In this post, I’m sharing:

  • The hidden costs of overlooking IT.
  • Technology components often get lost in the M&A “shuffle.”
  • An easy-to-use checklist to identify any gaps in your M&A technology strategy.

Hidden costs of overlooking IT during an M&A evaluation

Consider these scenarios:

  • You’ve just merged with a firm that seems perfectly compatible on paper. However, you soon discover that their workstations can’t effectively run your standardized software, forcing you to unexpectedly replace dozens of computers within the first year.
  • You’re about to finalize an M&A deal with a similarly-sized firm. Just when it’s time to sign on the dotted line, you discover that the combined data volume exceeds your primary storage capacity. The deal nearly collapses at the unexpected and costly SAN upgrade.
  • You’re well into the first year of working as a combined entity and staff is still struggling with productivity issues because of the strain on your existing remote access solution. The resulting frustration leads to lower client satisfaction and unhappy employees.

Incompatibility between systems costs more than money; lagging disintegration leads to wasted time and sometimes even loss of clients and staff.

5 technology components most likely to get lost in the M&A shuffle

Time and time again, I see the following technology components getting overlooked during a merger:

  1. Hardware: Before signing any agreement, conduct a thorough assessment of the target firm’s hardware. Set realistic minimum requirements for monitors (resolution, screen size) and workstations (processor type, RAM, storage, etc.). Plan to replace or upgrade machines that don’t meet these standards immediately.
  2. Remote access infrastructure: Robust remote access is crucial. Evaluate whether the current solutions can support a larger user base or if you’ll need to invest in technologies like Microsoft Remote Desktop Server or Citrix, or alternatively, use a cloud hosting provider. Using a cloud provider makes managing the expansion of your workforce and infrastructure requirements easier, both technologically and financially.
  3. Data: “Data” comes in different formats and languages, depending on which software you use. And even if both firms use the same software, data conversion can be tricky. Some vendors have limited availability for merger-related conversions, especially during year-end. Factor in potential delays and consulting fees for data integration.
  4. Software: Create a unified set of applications for the merged entity and mandate adoption within a specific timeframe. This includes tax, assurance, practice management and collaboration tools. Be prepared for potential resistance and plan for training costs.
  5. Contracts: Identify any long-term, non-cancellable contracts for software or services. These can become a significant financial burden if the acquired firm’s systems aren’t compatible with your existing tech stack.

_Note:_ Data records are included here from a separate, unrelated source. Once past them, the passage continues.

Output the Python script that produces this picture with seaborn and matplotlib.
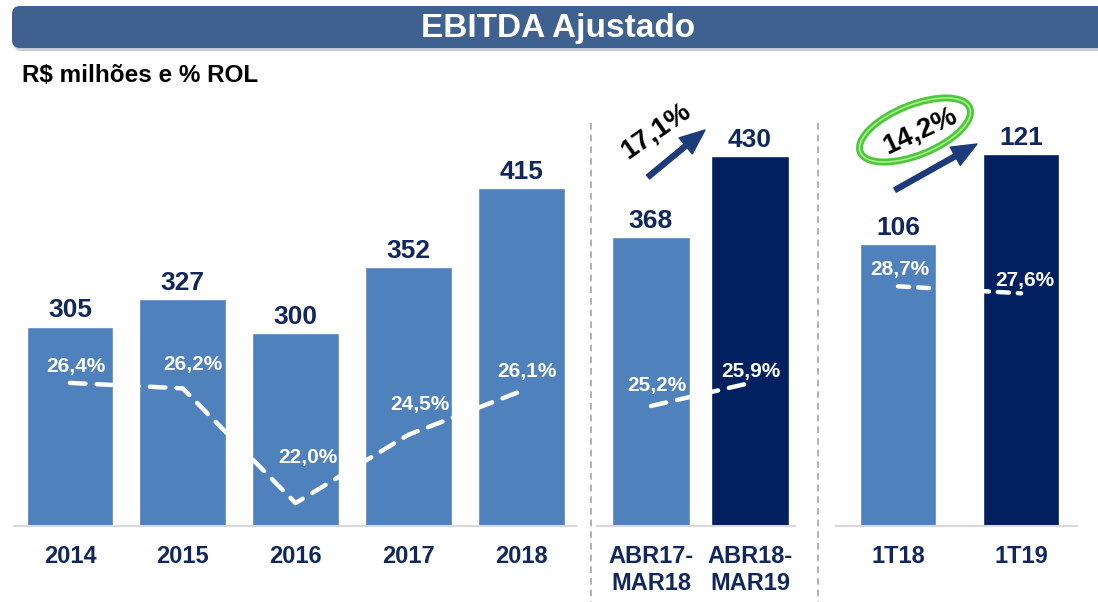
import numpy as np
import pandas as pd
import matplotlib
matplotlib.use("Agg")
import matplotlib.pyplot as plt
import seaborn as sns
from matplotlib.patches import FancyBboxPatch, Ellipse

# ============================================================
# DADOS
# ============================================================
anos = ["2014", "2015", "2016", "2017", "2018"]
ebitda_anos = [305, 327, 300, 352, 415]
margem_anos = [26.4, 26.2, 22.0, 24.5, 26.1]

ltm = ["ABR17-\nMAR18", "ABR18-\nMAR19"]
ebitda_ltm = [368, 430]
margem_ltm = [25.2, 25.9]
cresc_ltm = "17,1%"

tri = ["1T18", "1T19"]
ebitda_tri = [106, 121]
margem_tri = [28.7, 27.6]
cresc_tri = "14,2%"

# cores
AZUL = "#4f81bd"
AZUL_ESC = "#002060"
NAVY = "#10275e"
BANNER = "#3f6190"

sns.set_theme(style="white")
plt.rcParams["font.family"] = ["Liberation Sans", "DejaVu Sans"]

W, H = 1098, 602
fig = plt.figure(figsize=(W / 100, H / 100), dpi=100)

# ============================================================
# DECORAÇÃO (banner, separadores, setas)
# ============================================================
deco = fig.add_axes([0, 0, 1, 1])
deco.set_xlim(0, W)
deco.set_ylim(H, 0)
deco.axis("off")

deco.add_patch(FancyBboxPatch((14, 9), 1100, 42, boxstyle="round,pad=0,rounding_size=8",
                              fc="#c5ccd6", ec="none"))
deco.add_patch(FancyBboxPatch((12, 6), 1100, 42, boxstyle="round,pad=0,rounding_size=8",
                              fc=BANNER, ec="none"))
deco.text(558, 29, "EBITDA Ajustado", color="white", fontsize=24, fontweight="bold",
          ha="center", va="center")
deco.text(22, 75, "R$ milhões e % ROL", color="black", fontsize=17.5, fontweight="bold",
          ha="left", va="center")

deco.vlines([591, 818], 123, H, colors="#a6a6a6", linestyles=(0, (4, 3)), lw=1.2)


def pct(v):
    return f"{v:.1f}%".replace(".", ",")


def painel(px_left, px_width, cats, vals, pcts, cores, xlim, ylim, ylim_pct, bar_w, offs, dash):
    ax = fig.add_axes([px_left / W, 76 / H, px_width / W, 426 / H])
    ax.patch.set_alpha(0)
    df = pd.DataFrame({"cat": cats, "val": vals})
    sns.barplot(data=df, x="cat", y="val", hue="cat", palette=cores, width=bar_w,
                saturation=1, legend=False, ax=ax)
    for c in ax.containers:
        ax.bar_label(c, fmt="{:.0f}", padding=3, fontsize=19, fontweight="bold", color=NAVY)

    tw = ax.twinx()
    sns.lineplot(x=np.arange(len(pcts)), y=pcts, ax=tw, color="white", lw=3.2,
                 linestyle=dash, dash_capstyle="round")
    for i, p in enumerate(pcts):
        tw.annotate(pct(p), xy=(i, p), xytext=offs[i], textcoords="offset points",
                    ha="center", va="center", color="white", fontsize=15, fontweight="bold")
    tw.set_ylim(*ylim_pct)
    tw.axis("off")

    ax.set_ylim(*ylim)
    ax.set_xlim(*xlim)
    ax.set_xlabel("")
    ax.set_ylabel("")
    ax.set_yticks([])
    for s in ["top", "left", "right"]:
        ax.spines[s].set_visible(False)
    ax.spines["bottom"].set_color("#d9d9d9")
    ax.spines["bottom"].set_linewidth(1.5)
    ax.tick_params(axis="x", length=0, pad=14, labelsize=17, labelcolor=NAVY)
    for lbl in ax.get_xticklabels():
        lbl.set_fontweight("bold")
    return ax


painel(14, 562, anos, ebitda_anos, margem_anos, [AZUL] * 5,
       (-0.496, 4.486), (146.9, 484.7), (21.16, 36.76), 0.77,
       [(4, 12), (7, 17), (9, 33), (8, 22), (4, 14)], (0, (3.5, 2.5)))

painel(597, 198, ltm, ebitda_ltm, margem_ltm, [AZUL, AZUL_ESC],
       (-0.545, 1.455), (146.7, 472.9), (21.55, 34.51), 0.78,
       [(4, 15), (1, 8)], (0, (3.5, 2.5)))

painel(836, 241, tri, ebitda_tri, margem_tri, [AZUL, AZUL_ESC],
       (-0.504, 1.455), (59.0, 130.0), (-9.0, 58.0), 0.618,
       [(1, 12), (3, 9)], (0, (2.5, 2.0)))

# setas de crescimento
seta = dict(arrowstyle="simple,head_length=0.9,head_width=0.75,tail_width=0.18",
            color="#1d3a7a", mutation_scale=20, shrinkA=0, shrinkB=0)
deco.annotate("", xy=(705, 130), xytext=(648, 177), arrowprops=seta)
deco.annotate("", xy=(977, 144), xytext=(895, 190), arrowprops=seta)

deco.text(656, 131, cresc_ltm, rotation=35, fontsize=20, fontweight="bold",
          color="black", ha="center", va="center")

deco.add_patch(Ellipse((915, 130), 118, 50, angle=-22, fc="none", ec="#4cc73b", lw=5))
deco.add_patch(Ellipse((915, 130), 118, 50, angle=-22, fc="none", ec="#a8ef8c", lw=1.2))
deco.text(920, 131, cresc_tri, rotation=25, fontsize=20, fontweight="bold",
          color="black", ha="center", va="center")

fig.savefig("out.png", dpi=100)
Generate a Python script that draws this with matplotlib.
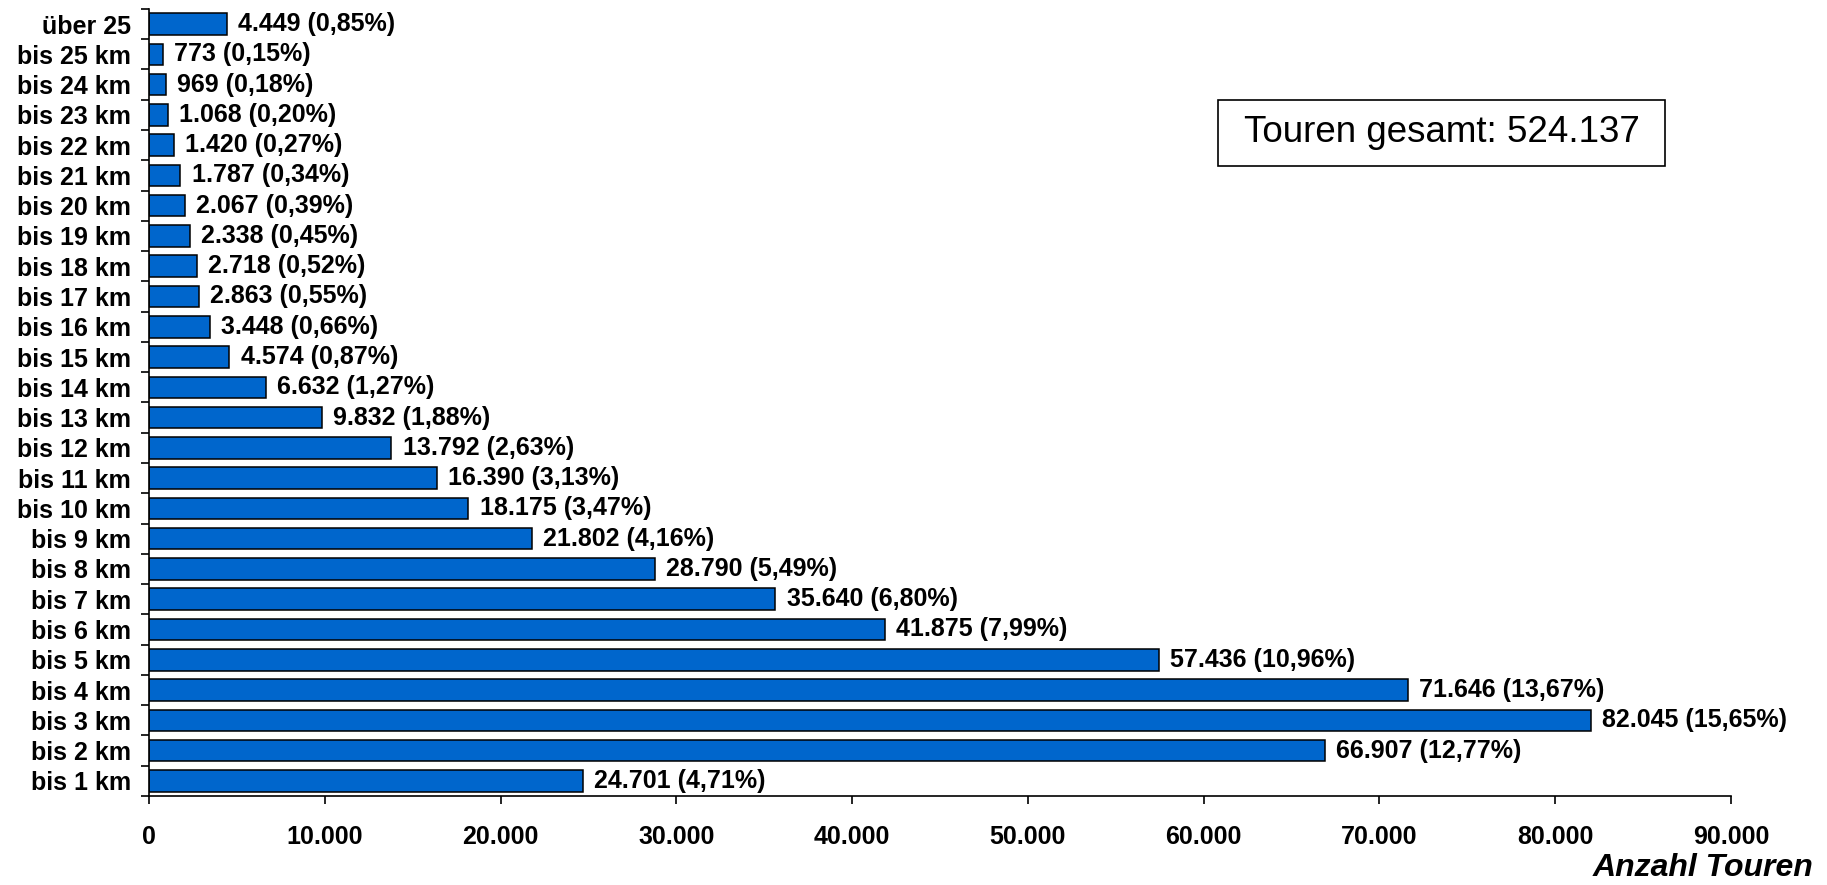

While the above list provides a good overview of the most common components often forgotten during an M&A deal, it’s not exhaustive of every technology consideration you must make. Get more details about application, software, hardware and infrastructure considerations, here.

Successful M&A begins with you

Remember, successful mergers are about more than just combining practices, they’re about creating a unified, efficient operation.

Technology plays a crucial role in this process, and neglecting it can undermine even the most promising partnerships.

Whether you’re at the beginning or tail-end of your deal, read through our checklist of M&A considerations to ensure you’ve covered your technology “bases.”

By prioritizing technology considerations in your M&A strategy, you’ll be better positioned to navigate the complexities of integration and realize the full potential of your merged firm. In the digital-first accounting world we live in, this approach isn’t just advisable—it’s essential for long-term success.